Mr. Kopnisky, however, has recently agreed to meet with Mr. Schulthesz and one of his McKinsey consultants.

"They're very serious about getting back into the business," Mr. Kopnisky said.

Zurich-Kemper has had other successes, too. It recently persuaded some large banks, including First Chicago NBD Corp., St. Paul Bancorp, and U.S. Bancorp, to put Kemper funds back on their preferred lists, Mr. Schulthesz says.

And the company, always a big seller of 401(k) services through banks, snared three clients for that business in First Chicago, Boatmen's Bancshares, and Chase Manhattan Corp.

Indeed, Mr. Schulthesz said, sales through banks for the first four months of 1996 are 60% of total 1995 sales through banks.

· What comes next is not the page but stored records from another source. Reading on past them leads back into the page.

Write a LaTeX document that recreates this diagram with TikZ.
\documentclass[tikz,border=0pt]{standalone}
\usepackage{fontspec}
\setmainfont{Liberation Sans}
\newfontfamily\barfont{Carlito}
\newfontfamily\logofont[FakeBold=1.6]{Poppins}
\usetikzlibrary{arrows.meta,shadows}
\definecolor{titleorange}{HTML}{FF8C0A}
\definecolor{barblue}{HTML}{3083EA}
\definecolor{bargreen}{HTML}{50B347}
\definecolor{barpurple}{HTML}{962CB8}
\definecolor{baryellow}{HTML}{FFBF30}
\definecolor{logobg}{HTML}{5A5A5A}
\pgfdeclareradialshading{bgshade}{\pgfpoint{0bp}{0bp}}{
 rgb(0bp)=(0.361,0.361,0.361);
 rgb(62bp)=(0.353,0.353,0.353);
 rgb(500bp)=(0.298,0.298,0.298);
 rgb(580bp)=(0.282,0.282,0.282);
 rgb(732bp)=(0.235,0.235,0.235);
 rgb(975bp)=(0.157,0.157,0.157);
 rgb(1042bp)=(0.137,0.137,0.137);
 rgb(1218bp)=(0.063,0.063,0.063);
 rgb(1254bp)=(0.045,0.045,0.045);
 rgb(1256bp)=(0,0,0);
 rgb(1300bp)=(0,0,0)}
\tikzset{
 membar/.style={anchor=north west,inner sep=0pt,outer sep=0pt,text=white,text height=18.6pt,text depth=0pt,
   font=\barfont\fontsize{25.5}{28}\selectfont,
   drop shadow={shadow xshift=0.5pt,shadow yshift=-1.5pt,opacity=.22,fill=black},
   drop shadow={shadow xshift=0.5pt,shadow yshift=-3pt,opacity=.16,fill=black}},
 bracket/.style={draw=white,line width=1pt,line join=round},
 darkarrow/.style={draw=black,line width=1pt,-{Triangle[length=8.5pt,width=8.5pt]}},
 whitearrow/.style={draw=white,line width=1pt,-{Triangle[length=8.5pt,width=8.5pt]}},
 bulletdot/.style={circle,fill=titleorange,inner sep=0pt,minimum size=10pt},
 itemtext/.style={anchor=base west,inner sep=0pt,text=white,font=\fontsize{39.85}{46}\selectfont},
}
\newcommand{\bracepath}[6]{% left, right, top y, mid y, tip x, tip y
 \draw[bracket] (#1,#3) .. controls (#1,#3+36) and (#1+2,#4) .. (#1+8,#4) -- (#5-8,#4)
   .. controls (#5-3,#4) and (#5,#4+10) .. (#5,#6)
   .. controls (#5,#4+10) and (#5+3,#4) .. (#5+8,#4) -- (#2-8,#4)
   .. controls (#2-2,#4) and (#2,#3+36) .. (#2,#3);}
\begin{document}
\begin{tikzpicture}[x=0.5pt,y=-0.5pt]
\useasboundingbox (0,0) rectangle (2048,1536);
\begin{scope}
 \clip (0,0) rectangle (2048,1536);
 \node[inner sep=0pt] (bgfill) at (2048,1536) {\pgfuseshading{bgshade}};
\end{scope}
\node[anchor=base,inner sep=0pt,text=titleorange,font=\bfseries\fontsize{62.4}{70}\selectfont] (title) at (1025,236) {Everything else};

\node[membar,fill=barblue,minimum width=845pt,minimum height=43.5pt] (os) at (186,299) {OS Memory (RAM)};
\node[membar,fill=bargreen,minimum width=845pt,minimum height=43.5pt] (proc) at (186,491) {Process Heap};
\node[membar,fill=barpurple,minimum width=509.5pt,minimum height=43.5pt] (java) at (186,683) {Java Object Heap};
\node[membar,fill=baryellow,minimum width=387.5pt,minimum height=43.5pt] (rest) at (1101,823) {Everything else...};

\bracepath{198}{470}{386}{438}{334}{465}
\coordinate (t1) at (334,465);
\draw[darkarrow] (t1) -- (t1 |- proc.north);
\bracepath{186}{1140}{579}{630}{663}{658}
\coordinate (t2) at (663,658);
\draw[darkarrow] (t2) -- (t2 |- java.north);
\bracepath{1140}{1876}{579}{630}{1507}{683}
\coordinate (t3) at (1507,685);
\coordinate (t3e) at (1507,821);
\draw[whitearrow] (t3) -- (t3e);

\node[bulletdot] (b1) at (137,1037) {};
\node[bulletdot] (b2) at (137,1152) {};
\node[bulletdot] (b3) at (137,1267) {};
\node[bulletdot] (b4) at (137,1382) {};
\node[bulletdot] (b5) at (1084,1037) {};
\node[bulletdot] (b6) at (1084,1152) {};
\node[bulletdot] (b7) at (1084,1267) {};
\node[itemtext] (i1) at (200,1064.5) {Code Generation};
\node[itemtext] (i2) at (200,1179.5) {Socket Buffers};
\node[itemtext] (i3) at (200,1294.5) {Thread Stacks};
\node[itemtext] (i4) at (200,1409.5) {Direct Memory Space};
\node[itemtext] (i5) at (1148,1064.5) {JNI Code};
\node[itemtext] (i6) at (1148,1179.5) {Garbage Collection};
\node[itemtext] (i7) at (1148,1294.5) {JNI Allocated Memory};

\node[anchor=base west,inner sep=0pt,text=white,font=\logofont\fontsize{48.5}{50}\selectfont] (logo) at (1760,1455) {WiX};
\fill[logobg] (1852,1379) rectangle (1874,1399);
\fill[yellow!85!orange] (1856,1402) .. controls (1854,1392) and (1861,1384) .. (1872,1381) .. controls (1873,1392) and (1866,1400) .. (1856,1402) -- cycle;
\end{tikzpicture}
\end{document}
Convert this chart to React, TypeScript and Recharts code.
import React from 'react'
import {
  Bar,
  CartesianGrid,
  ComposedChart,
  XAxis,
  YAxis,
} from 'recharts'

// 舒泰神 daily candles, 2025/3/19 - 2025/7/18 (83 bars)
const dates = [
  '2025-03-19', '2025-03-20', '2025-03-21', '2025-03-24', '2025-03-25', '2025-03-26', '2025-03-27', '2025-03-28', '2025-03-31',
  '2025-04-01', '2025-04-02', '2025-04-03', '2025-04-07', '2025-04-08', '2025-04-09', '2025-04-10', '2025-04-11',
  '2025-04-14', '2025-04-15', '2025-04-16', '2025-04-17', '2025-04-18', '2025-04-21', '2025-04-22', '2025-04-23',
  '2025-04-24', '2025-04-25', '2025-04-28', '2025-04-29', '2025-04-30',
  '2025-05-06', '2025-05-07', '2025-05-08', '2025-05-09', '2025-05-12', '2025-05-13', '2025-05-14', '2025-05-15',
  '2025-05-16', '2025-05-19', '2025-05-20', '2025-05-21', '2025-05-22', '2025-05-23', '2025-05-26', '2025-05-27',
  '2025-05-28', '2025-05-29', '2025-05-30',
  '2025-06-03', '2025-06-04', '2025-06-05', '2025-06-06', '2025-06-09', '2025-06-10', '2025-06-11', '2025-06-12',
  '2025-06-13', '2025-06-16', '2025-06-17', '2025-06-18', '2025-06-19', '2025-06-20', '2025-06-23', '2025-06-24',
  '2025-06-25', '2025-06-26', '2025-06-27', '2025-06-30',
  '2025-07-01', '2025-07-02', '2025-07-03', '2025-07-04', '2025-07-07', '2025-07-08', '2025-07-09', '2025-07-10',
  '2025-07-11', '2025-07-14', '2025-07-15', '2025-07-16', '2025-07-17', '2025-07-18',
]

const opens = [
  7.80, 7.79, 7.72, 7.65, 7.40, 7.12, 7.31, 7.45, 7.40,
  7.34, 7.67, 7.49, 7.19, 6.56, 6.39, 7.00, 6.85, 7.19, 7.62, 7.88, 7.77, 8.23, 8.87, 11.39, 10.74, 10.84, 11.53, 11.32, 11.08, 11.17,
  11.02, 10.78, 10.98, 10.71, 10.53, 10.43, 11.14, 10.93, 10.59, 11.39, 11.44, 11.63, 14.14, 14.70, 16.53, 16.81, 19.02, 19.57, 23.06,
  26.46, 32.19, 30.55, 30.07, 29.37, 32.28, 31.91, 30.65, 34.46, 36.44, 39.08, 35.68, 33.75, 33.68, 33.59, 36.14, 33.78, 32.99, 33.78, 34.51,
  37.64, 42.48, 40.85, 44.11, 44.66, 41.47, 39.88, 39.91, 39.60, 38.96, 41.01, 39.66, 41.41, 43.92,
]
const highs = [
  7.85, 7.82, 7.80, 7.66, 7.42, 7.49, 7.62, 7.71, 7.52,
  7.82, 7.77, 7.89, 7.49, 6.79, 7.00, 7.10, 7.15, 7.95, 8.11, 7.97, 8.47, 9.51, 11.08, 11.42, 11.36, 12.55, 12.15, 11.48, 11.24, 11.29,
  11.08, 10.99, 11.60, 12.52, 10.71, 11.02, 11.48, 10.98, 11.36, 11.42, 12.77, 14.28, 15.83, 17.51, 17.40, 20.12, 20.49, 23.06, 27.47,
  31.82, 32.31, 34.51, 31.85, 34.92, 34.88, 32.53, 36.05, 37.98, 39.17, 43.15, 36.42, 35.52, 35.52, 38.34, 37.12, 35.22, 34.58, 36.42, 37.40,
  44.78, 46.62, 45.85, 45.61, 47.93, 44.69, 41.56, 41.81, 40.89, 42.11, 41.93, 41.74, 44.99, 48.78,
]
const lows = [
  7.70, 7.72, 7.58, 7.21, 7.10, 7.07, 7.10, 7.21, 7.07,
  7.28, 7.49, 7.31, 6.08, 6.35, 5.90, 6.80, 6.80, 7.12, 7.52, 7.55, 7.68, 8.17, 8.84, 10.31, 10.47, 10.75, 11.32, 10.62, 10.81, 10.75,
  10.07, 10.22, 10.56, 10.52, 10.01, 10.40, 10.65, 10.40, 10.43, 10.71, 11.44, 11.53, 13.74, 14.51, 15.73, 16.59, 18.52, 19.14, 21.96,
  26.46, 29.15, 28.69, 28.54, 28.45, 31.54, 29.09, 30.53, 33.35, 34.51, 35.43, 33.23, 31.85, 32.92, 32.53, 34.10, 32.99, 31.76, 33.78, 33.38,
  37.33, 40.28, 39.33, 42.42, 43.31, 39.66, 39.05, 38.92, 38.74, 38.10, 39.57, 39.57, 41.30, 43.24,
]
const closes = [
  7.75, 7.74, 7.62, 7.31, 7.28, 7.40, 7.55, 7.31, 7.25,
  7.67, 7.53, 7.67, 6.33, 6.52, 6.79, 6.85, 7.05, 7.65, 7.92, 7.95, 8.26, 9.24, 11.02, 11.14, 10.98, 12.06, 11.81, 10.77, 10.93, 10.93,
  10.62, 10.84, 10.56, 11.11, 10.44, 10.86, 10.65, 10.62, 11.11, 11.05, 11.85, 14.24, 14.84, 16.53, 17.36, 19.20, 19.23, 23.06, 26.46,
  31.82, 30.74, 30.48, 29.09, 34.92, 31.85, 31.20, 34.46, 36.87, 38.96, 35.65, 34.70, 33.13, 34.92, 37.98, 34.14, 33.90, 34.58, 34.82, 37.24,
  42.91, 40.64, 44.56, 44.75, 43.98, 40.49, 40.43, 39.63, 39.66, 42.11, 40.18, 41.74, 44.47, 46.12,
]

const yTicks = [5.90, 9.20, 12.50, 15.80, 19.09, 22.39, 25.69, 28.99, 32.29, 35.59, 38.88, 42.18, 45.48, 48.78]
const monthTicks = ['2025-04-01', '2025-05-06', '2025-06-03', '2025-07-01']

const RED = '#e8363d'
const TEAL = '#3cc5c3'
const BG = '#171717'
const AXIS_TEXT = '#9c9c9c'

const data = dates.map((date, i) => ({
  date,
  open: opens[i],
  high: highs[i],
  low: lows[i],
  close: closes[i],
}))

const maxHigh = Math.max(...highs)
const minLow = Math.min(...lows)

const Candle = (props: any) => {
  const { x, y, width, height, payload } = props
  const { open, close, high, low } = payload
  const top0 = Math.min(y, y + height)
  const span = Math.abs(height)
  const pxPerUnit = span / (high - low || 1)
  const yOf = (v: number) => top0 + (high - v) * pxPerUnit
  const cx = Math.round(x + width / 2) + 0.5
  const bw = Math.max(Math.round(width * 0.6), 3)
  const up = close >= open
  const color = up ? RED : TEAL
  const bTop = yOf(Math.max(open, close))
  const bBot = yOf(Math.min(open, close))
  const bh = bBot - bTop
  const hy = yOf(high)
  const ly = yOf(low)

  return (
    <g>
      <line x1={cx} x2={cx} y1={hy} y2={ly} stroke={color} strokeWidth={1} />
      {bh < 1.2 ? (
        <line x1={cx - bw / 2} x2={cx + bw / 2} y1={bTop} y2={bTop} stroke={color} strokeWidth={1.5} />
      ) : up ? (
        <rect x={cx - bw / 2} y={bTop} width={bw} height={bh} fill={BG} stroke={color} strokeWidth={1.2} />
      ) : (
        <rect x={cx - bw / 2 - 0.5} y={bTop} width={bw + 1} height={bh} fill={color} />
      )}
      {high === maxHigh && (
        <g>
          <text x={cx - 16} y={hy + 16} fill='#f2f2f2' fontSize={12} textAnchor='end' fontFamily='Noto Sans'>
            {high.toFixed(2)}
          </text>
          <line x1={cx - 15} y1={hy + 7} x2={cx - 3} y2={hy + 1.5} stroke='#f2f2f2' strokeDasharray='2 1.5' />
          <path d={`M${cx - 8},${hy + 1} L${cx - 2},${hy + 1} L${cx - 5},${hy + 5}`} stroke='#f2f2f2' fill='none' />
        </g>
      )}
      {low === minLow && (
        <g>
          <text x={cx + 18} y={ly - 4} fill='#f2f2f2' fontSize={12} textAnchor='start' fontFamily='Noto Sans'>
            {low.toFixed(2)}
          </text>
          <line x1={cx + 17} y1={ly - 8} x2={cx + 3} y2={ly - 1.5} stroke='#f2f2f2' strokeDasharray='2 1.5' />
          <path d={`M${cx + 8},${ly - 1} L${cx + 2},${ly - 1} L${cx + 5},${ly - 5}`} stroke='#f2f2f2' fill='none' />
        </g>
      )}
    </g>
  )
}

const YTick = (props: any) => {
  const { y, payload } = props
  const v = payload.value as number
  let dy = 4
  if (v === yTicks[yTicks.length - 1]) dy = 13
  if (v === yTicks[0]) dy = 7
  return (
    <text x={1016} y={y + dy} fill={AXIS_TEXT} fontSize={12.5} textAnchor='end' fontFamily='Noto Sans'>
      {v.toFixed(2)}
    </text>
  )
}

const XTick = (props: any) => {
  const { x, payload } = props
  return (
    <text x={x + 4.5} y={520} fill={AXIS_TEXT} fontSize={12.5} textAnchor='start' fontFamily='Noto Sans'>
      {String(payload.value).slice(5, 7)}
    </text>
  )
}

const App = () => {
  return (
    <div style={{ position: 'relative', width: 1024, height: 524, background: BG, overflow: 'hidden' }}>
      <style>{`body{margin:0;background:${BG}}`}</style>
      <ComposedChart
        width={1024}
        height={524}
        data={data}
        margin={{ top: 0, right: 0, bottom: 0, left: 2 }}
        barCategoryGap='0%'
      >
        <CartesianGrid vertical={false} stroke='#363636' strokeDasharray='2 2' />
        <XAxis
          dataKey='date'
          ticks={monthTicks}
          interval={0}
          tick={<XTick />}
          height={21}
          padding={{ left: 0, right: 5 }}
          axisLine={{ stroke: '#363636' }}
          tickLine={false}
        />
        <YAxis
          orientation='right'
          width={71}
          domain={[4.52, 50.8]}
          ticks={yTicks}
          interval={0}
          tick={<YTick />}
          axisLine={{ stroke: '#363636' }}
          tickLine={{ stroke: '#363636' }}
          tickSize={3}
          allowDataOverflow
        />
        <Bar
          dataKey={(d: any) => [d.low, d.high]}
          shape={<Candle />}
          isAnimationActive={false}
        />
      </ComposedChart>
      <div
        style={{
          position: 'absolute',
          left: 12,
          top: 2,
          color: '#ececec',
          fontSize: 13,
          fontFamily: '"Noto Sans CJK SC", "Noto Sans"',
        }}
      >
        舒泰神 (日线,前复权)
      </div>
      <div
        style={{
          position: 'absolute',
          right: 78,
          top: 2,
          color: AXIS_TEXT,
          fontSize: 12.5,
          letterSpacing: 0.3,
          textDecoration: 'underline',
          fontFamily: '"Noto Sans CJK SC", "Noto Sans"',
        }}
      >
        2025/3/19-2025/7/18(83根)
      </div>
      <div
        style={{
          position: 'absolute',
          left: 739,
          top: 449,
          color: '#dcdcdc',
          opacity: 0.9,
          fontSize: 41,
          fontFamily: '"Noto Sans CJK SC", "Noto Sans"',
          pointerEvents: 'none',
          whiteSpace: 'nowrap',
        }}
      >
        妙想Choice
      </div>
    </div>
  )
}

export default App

Kemper began broadening its product line even before the acquisition. Last year, it bought Dreman Value Management Ltd., which manages $1.5 billion with a "value" style, investing in established companies with expected earnings growth.

"Everyone said Kemper was going down the tubes - they're not what they used to be - but that was before they had value funds," said Don Phillips, president of Chicago-based Morningstar Inc., which tracks mutual fund performance.

Selling Invest was another positive step.

"We like them better as cousins," Mr. Schulthesz said of Invest.

Financial intermediaries didn't like selling the portfolios of a company that had a fleet of brokers competing with them, he explained. And Kemper couldn't get its funds on the rosters of marketing firms that competed with Invest.

As for Mr. Greenawalt, people who know him say the barrel-chested former linebacker for the University of North Carolina is well cut out for taking assignments from a demanding new corporate parent.

"He's got the right personality," said Merlin Gackle, Invest's chairman. "He's very stable and calm, and he has a real passion for what he does."

Mr. Greenawalt acknowledged that Kemper executives had gotten cocky in their boom years and didn't pay attention to criticism. But that has changed, he said.

"We're humble, self-effacing," Mr. Greenawalt said. "We are not overconfident."